Read this interesting essay written by DEREK THOMPSON
For centuries, experts have predicted that machines would make workers obsolete. That moment may finally be arriving. Could that be a good thing ?
The end of work is still just a futuristic concept for most of the United States, but it is something like a moment in history for Youngstown, Ohio, one its residents can cite with precision: September 19, 1977.
For much of the 20th century, Youngstown's steel mills delivered such great prosperity that the city was a model of the American dream, boasting a median income and a home ownership rate that were among the nation's highest. But as manufacturing shifted abroad after World War II, Youngstown steel suffered, and on that gray September afternoon in 1977, Youngstown Sheet and Tube announced the shuttering of its Campbell Works mill. Within five years, the city lost 50,000 jobs and $1.3 billion in manufacturing wages. The effect was so severe that a term was coined to describe the fallout: regional depression.

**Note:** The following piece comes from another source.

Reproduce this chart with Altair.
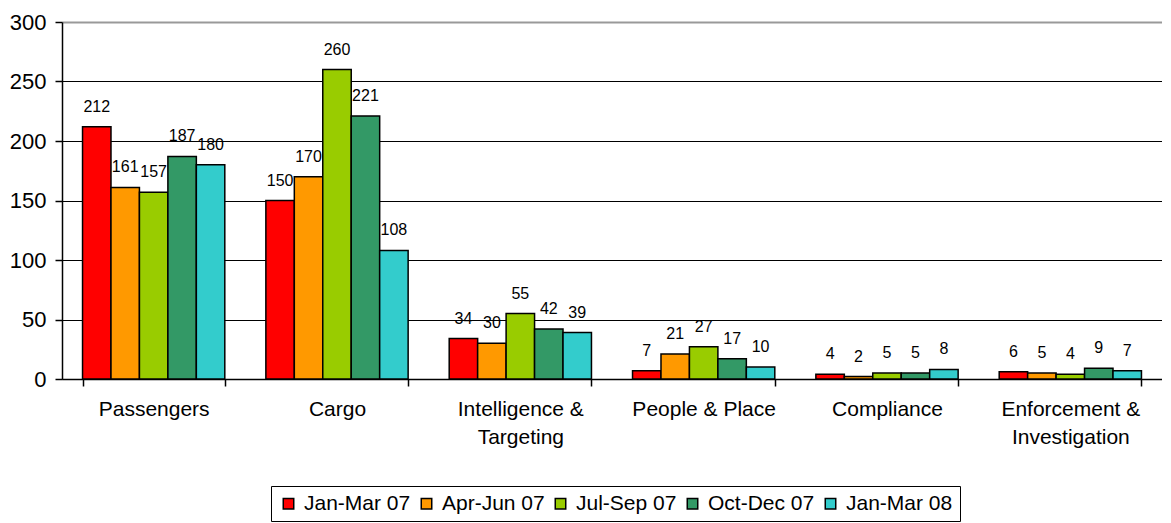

Youngstown was transformed not only by an economic disruption but also by a psychological and cultural breakdown. Depression, spousal abuse, and suicide all became much more prevalent; the caseload of the area's mental-health center tripled within a decade. The city built four prisons in the mid-1990s—a rare growth industry. One of the few downtown construction projects of that period was a museum dedicated to the defunct steel industry.
The future will tell us whether or not this pans out as he envisions. What does SN think will happen ?
(Score: 2) by kurenai.tsubasa on Thursday June 25 2015, @03:02PM
The city built four prisons in the mid-1990s
This is all you need to know about what will happen.
Forming a new Amazon tribe? You can't. The wilderness is owned. Every square acre is owned. Combat staffs and swords, even AK-47s and Amazon secret techniques I'm not at liberty to disclose, are futile against agent orange, firebombings, and worse.
The terminators aren't coming. The machines aren't coming. Don't worry about the Goa'uld or Ori. The military-prison-industrial complex is coming.
We can fantasize about Marshall Brain's Manna, which has already been posted, but there will be no Project Australia to swoop you up into a fantastical Elysian field. There is only the military-prison-industrial complex.
…
Then the archeologists of the next great sentient race will dig deep, discover the ruins, and wonder what happened to those apes that built skyscrapers. They'll go to the moon and wonder just what mistake did those old apes, millions of years ago, who had the stars in their grasp, just what mistake did they make?